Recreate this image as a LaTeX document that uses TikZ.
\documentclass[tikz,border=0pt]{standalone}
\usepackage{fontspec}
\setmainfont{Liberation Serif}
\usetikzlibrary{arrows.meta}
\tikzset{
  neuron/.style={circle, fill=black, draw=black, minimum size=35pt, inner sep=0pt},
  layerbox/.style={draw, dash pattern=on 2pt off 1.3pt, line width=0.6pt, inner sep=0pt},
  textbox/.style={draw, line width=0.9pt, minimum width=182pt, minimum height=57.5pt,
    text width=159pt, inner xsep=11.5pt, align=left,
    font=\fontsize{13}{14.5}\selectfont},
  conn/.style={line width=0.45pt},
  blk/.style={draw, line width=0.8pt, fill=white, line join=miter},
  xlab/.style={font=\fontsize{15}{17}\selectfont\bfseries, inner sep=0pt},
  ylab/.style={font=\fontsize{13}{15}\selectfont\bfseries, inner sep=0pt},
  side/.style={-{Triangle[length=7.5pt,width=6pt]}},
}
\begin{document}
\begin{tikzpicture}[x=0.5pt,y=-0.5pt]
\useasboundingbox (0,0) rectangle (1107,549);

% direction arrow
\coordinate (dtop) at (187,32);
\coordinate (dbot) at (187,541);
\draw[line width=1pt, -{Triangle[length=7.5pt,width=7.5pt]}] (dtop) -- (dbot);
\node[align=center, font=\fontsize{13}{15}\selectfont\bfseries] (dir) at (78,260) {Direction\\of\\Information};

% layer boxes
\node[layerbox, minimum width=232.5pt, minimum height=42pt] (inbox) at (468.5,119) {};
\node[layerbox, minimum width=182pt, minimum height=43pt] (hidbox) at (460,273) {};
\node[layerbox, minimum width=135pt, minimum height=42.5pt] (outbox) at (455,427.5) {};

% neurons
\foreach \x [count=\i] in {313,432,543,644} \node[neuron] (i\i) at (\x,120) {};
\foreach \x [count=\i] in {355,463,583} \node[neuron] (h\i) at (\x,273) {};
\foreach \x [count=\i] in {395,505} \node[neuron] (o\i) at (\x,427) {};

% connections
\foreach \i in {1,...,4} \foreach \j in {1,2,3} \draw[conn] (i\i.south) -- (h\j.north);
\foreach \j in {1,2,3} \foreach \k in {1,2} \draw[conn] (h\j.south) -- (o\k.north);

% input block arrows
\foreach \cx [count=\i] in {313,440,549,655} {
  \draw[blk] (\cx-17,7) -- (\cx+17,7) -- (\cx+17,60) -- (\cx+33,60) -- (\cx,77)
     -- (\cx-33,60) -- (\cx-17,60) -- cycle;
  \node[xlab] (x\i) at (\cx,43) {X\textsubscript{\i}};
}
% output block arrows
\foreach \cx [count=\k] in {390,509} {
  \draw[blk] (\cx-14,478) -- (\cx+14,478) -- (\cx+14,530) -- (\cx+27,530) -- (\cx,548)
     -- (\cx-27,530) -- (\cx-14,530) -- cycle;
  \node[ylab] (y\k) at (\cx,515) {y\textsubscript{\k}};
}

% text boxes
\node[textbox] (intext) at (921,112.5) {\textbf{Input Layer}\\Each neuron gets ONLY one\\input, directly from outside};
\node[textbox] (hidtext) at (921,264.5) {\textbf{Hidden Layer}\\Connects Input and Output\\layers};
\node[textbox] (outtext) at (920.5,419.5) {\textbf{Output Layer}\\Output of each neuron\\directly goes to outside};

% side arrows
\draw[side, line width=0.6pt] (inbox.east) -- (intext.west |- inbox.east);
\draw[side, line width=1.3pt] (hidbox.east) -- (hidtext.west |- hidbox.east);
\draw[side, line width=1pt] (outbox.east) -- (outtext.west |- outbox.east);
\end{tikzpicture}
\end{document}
========================================================================
Set exercise -> Once more, set down the full listing, verbatim.

Response ->
Recreate this image as a LaTeX document that uses TikZ.
\documentclass[tikz,border=0pt]{standalone}
\usepackage{fontspec}
\setmainfont{Liberation Serif}
\usetikzlibrary{arrows.meta}
\tikzset{
  neuron/.style={circle, fill=black, draw=black, minimum size=35pt, inner sep=0pt},
  layerbox/.style={draw, dash pattern=on 2pt off 1.3pt, line width=0.6pt, inner sep=0pt},
  textbox/.style={draw, line width=0.9pt, minimum width=182pt, minimum height=57.5pt,
    text width=159pt, inner xsep=11.5pt, align=left,
    font=\fontsize{13}{14.5}\selectfont},
  conn/.style={line width=0.45pt},
  blk/.style={draw, line width=0.8pt, fill=white, line join=miter},
  xlab/.style={font=\fontsize{15}{17}\selectfont\bfseries, inner sep=0pt},
  ylab/.style={font=\fontsize{13}{15}\selectfont\bfseries, inner sep=0pt},
  side/.style={-{Triangle[length=7.5pt,width=6pt]}},
}
\begin{document}
\begin{tikzpicture}[x=0.5pt,y=-0.5pt]
\useasboundingbox (0,0) rectangle (1107,549);

% direction arrow
\coordinate (dtop) at (187,32);
\coordinate (dbot) at (187,541);
\draw[line width=1pt, -{Triangle[length=7.5pt,width=7.5pt]}] (dtop) -- (dbot);
\node[align=center, font=\fontsize{13}{15}\selectfont\bfseries] (dir) at (78,260) {Direction\\of\\Information};

% layer boxes
\node[layerbox, minimum width=232.5pt, minimum height=42pt] (inbox) at (468.5,119) {};
\node[layerbox, minimum width=182pt, minimum height=43pt] (hidbox) at (460,273) {};
\node[layerbox, minimum width=135pt, minimum height=42.5pt] (outbox) at (455,427.5) {};

% neurons
\foreach \x [count=\i] in {313,432,543,644} \node[neuron] (i\i) at (\x,120) {};
\foreach \x [count=\i] in {355,463,583} \node[neuron] (h\i) at (\x,273) {};
\foreach \x [count=\i] in {395,505} \node[neuron] (o\i) at (\x,427) {};

% connections
\foreach \i in {1,...,4} \foreach \j in {1,2,3} \draw[conn] (i\i.south) -- (h\j.north);
\foreach \j in {1,2,3} \foreach \k in {1,2} \draw[conn] (h\j.south) -- (o\k.north);

% input block arrows
\foreach \cx [count=\i] in {313,440,549,655} {
  \draw[blk] (\cx-17,7) -- (\cx+17,7) -- (\cx+17,60) -- (\cx+33,60) -- (\cx,77)
     -- (\cx-33,60) -- (\cx-17,60) -- cycle;
  \node[xlab] (x\i) at (\cx,43) {X\textsubscript{\i}};
}
% output block arrows
\foreach \cx [count=\k] in {390,509} {
  \draw[blk] (\cx-14,478) -- (\cx+14,478) -- (\cx+14,530) -- (\cx+27,530) -- (\cx,548)
     -- (\cx-27,530) -- (\cx-14,530) -- cycle;
  \node[ylab] (y\k) at (\cx,515) {y\textsubscript{\k}};
}

% text boxes
\node[textbox] (intext) at (921,112.5) {\textbf{Input Layer}\\Each neuron gets ONLY one\\input, directly from outside};
\node[textbox] (hidtext) at (921,264.5) {\textbf{Hidden Layer}\\Connects Input and Output\\layers};
\node[textbox] (outtext) at (920.5,419.5) {\textbf{Output Layer}\\Output of each neuron\\directly goes to outside};

% side arrows
\draw[side, line width=0.6pt] (inbox.east) -- (intext.west |- inbox.east);
\draw[side, line width=1.3pt] (hidbox.east) -- (hidtext.west |- hidbox.east);
\draw[side, line width=1pt] (outbox.east) -- (outtext.west |- outbox.east);
\end{tikzpicture}
\end{document}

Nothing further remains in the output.